What's a secret you won't share with anyone in person, but you are willing to share anonymously?

This may get buried, but I'll go for it to get it off my chest. I haven't had the best life, and have done with what I had or could do. I was always treated poorly in school since about grade 2 or 3 by both my students and the staff. None of them liked me. It was because my parents were devote muslims and I was not one. Though, no one knew that at the time, since anything like that coming out would cause me some great pain at home, and I was a kid and didn't want that. I eventually came forward around first year college that I've been an atheist and just don't believe in God and any of that crap. Haven't spoken to my.abusive father since, and my mother is trying to understand how to deal with me, as a human.

Anyway, school sucked until about highschool. And then highschool sucked once I learned something about ymself that made everyone treat me worse than before. I was being looked at by the school and board psychologists for any mental disorders, and they found a few that all led to one thing: APD (antisocial personality disorder). ADHD, CD (conduct disorder) are what led to this diagnosis.

I was never actually a hyper kid, though. Nor was I a problem starter or got into any fights. The reason they decided to diagnose me with CD when I was a child was because whenever I got into a problem with someone else (i.e. being.bullied by them), they blamed me, so.i was deemed a problem student. The ADHD part was because I could never do the school work they wanted me to do and thought it was because I was getting distracted all the time so pumped me with meds that virtually made me.brain dead for months/years.

Then the big one, APD, which is aka the steps towards, or is being, a sociopath/psychopath. The issues started when the staff and psychs started warning my teachers, and then ultimately, my classmates that I may be dangerous, may be capable of bad things, and that they should stay away from me. Since that point, I lost my girlfriend, the steady grades I had started getting were plummeting (and I barely.passed highschool), I became infamous as a "sociopath", and being coined as a will-be terrorist, following in the footsteps of other people who are Arabs and also terrorists, and lost a lot of my friends. The only ones I had left were just FB friends you say hi to every few months.

Then I went to college, moving away with no one knowing who I was or my past. Unfortunately, my file moves with me, and once I got registered, the psychologists of the school board I was apart of when I was a kid/highschool contacted my college and started the whole thing.over again. Since that point, I've hated psychology, sociology, or any of that [my opinion] psuedo-shit-science since it ever only does more harm than good.

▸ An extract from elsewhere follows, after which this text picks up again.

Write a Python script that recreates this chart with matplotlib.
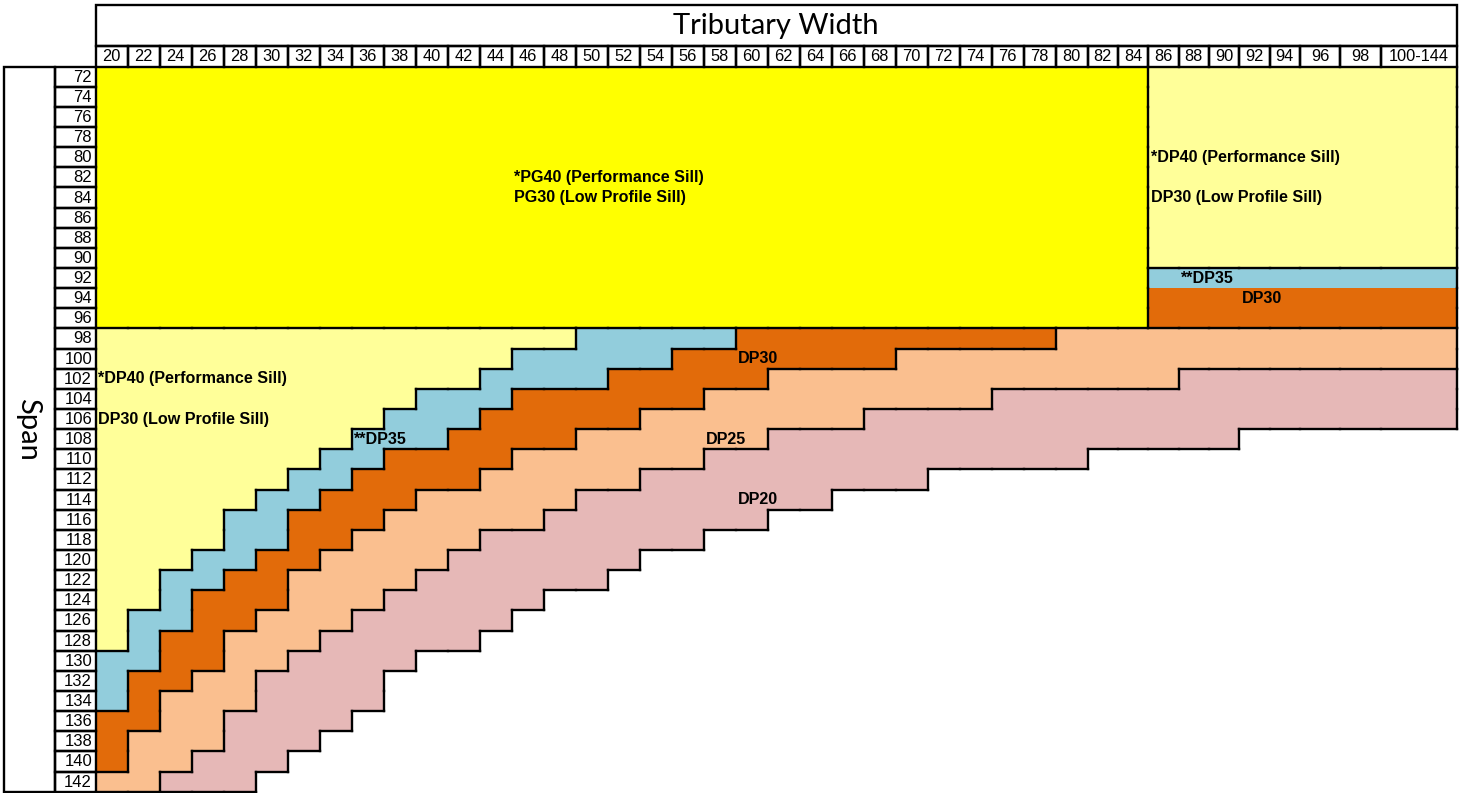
import numpy as np
import matplotlib
matplotlib.use("Agg")
import matplotlib.pyplot as plt
from matplotlib.colors import ListedColormap
from matplotlib.collections import LineCollection
from matplotlib.patches import Rectangle

# tributary width (columns) and span (rows)
widths = [str(w) for w in range(20, 100, 2)] + ["100-144"]
spans = list(range(72, 144, 2))

# upper block (span < 98): PG sills up to width 84, DP sills from 86 on
pg_last_width = "84"
dp35_span_upper = 92          # **DP35 row in the wide-tributary block
dp30_from_upper = 94          # DP30 rows below it

# lower block (span >= 98): first span of each band per width column, 144 = band not reached
blue_from = [130, 126, 122, 120, 116, 114, 112, 110, 108, 106, 104, 104, 102, 100, 100,
             98, 98, 98, 98, 98] + [98] * 21
orange_from = [136, 132, 128, 124, 122, 120, 116, 114, 112, 110, 110, 108, 106, 104, 104,
               104, 102, 102, 100, 100] + [98] * 21
peach_from = [142, 138, 134, 132, 128, 126, 122, 120, 118, 116, 114, 114, 112, 110, 110,
              108, 108, 106, 106, 104, 104, 102, 102, 102, 102, 100, 100, 100, 100, 100] + [98] * 11
pink_from = [144, 144, 142, 140, 136, 132, 130, 128, 126, 124, 122, 120, 118, 118, 116,
             114, 114, 112, 112, 110, 110, 108, 108, 108, 106, 106, 106, 106, 104, 104,
             104, 104, 104, 104] + [102] * 7
white_from = [144, 144, 144, 144, 144, 142, 140, 138, 136, 132, 130, 130, 128, 126, 124,
              124, 122, 120, 120, 118, 118, 116, 116, 114, 114, 114, 112, 112, 112, 112,
              112, 110, 110, 110, 110, 110] + [108] * 5

# band colours: none, PG, DP40/DP30 low profile, DP35, DP30, DP25, DP20
colors = ["#FFFFFF", "#FFFF00", "#FFFF99", "#92CDDC", "#E26B0A", "#FABF8F", "#E6B8B7"]

# labels: (text, width column, span row)
labels = [
    ("*PG40 (Performance Sill)", "46", 82),
    ("PG30 (Low Profile Sill)", "46", 84),
    ("*DP40 (Performance Sill)", "86", 80),
    ("DP30 (Low Profile Sill)", "86", 84),
    ("**DP35", "88", 92),
    ("DP30", "92", 94),
    ("*DP40 (Performance Sill)", "20", 102),
    ("DP30 (Low Profile Sill)", "20", 106),
    ("**DP35", "36", 108),
    ("DP30", "60", 100),
    ("DP25", "58", 108),
    ("DP20", "60", 114),
]

# page layout in pixels
W, H, DPI = 1463, 793, 100
X0, Y0, RH = 95.5, 66.6, 20.14
col_px = [32.0] * 31 + [30.36] * 7 + [40.0, 41.0, 75.7]
TITLE_TOP, HEAD_MID = 5.0, 45.7
SPAN_L, LABEL_L = 4.0, 55.0
LW = 1.7
NUM_FONT = "Liberation Sans"
TITLE_FONT = "Lato"

xe = X0 + np.concatenate([[0], np.cumsum(col_px)])
ye = Y0 + RH * np.arange(len(spans) + 1)
S = np.array(spans)
nr, nc = len(spans), len(widths)
pg_n = widths.index(pg_last_width) + 1

cls = np.zeros((nr, nc), int)
for k in range(nc):
    c = cls[:, k]
    up = S < 98
    if k < pg_n:
        c[up] = 1
    else:
        c[up] = 2
        c[S == dp35_span_upper] = 3
        c[up & (S >= dp30_from_upper)] = 4
    lo = S >= 98
    c[lo] = 2
    c[lo & (S >= blue_from[k])] = 3
    c[lo & (S >= orange_from[k])] = 4
    c[lo & (S >= peach_from[k])] = 5
    c[lo & (S >= pink_from[k])] = 6
    c[lo & (S >= white_from[k])] = 0

# outline groups: the DP35/DP30 pair in the upper block shares one outline
reg = cls.copy()
reg[(S < 98)[:, None] & (np.arange(nc) >= pg_n)[None, :] & (cls == 4)] = 3

fig = plt.figure(figsize=(W / DPI, H / DPI), dpi=DPI)
ax = fig.add_axes([0, 0, 1, 1])
ax.set_xlim(0, W)
ax.set_ylim(H, 0)
ax.axis("off")

ax.pcolormesh(xe, ye, cls, cmap=ListedColormap(colors), vmin=-0.5, vmax=6.5, shading="flat")

segs = []
for i in range(nr):
    for k in range(nc):
        r = reg[i, k]
        if i + 1 < nr and reg[i + 1, k] != r:
            segs.append([(xe[k], ye[i + 1]), (xe[k + 1], ye[i + 1])])
        if i + 1 == nr and r:
            segs.append([(xe[k], ye[nr]), (xe[k + 1], ye[nr])])
        if k + 1 < nc and reg[i, k + 1] != r:
            segs.append([(xe[k + 1], ye[i]), (xe[k + 1], ye[i + 1])])
        if k + 1 == nc and r:
            segs.append([(xe[nc], ye[i]), (xe[nc], ye[i + 1])])
ax.add_collection(LineCollection(segs, colors="black", linewidths=LW, capstyle="projecting"))

# header: title box and width cells
ax.add_patch(Rectangle((X0, TITLE_TOP), xe[-1] - X0, HEAD_MID - TITLE_TOP,
                       fill=False, ec="black", lw=LW))
ax.text((X0 + xe[-1]) / 2, (TITLE_TOP + HEAD_MID) / 2 + 1, "Tributary Width",
        ha="center", va="center", fontsize=21, family=TITLE_FONT)
for k, w in enumerate(widths):
    ax.add_patch(Rectangle((xe[k], HEAD_MID), xe[k + 1] - xe[k], Y0 - HEAD_MID,
                           fill=False, ec="black", lw=LW))
    ax.text((xe[k] + xe[k + 1]) / 2, (HEAD_MID + Y0) / 2 + 0.5, w,
            ha="center", va="center", fontsize=11.8, family=NUM_FONT)

# side: span box and span cells
ax.add_patch(Rectangle((SPAN_L, Y0), LABEL_L - SPAN_L, ye[-1] - Y0, fill=False, ec="black", lw=LW))
ax.text((SPAN_L + LABEL_L) / 2 - 1, (Y0 + ye[-1]) / 2, "Span", rotation=-90,
        ha="center", va="center", fontsize=21, family=TITLE_FONT)
for i, s in enumerate(spans):
    ax.add_patch(Rectangle((LABEL_L, ye[i]), X0 - LABEL_L, RH, fill=False, ec="black", lw=LW))
    ax.text(X0 - 3.5, (ye[i] + ye[i + 1]) / 2 + 0.5, str(s),
            ha="right", va="center", fontsize=12, family=NUM_FONT)

for text, w, s in labels:
    k, i = widths.index(w), spans.index(s)
    ax.text(xe[k] + 2.5, (ye[i] + ye[i + 1]) / 2, text, ha="left", va="center",
            fontsize=11.6, fontweight="bold", family=NUM_FONT)

fig.savefig("out.png", dpi=DPI)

I life started to gradually improve a bit in College when the news didn't spread that much among my peers and me officially changing my name helped a lot, as well. Ever since my diagnosis, I haven't felt myself. I don't know how to really deal with myself. I've tried to test myself to prove those so called professionals wrong, but I think they're right about me in terms of APD.

But if they were right about that, they also told me that I'd basically be in jail.by the age of 25-30, and that I will never have a good relationship, or friendship since I'm the stepping stone of a terrible person, and that I just won't be capable of living or leading a normal.life without constant medication or constant consulting by medical.professionals.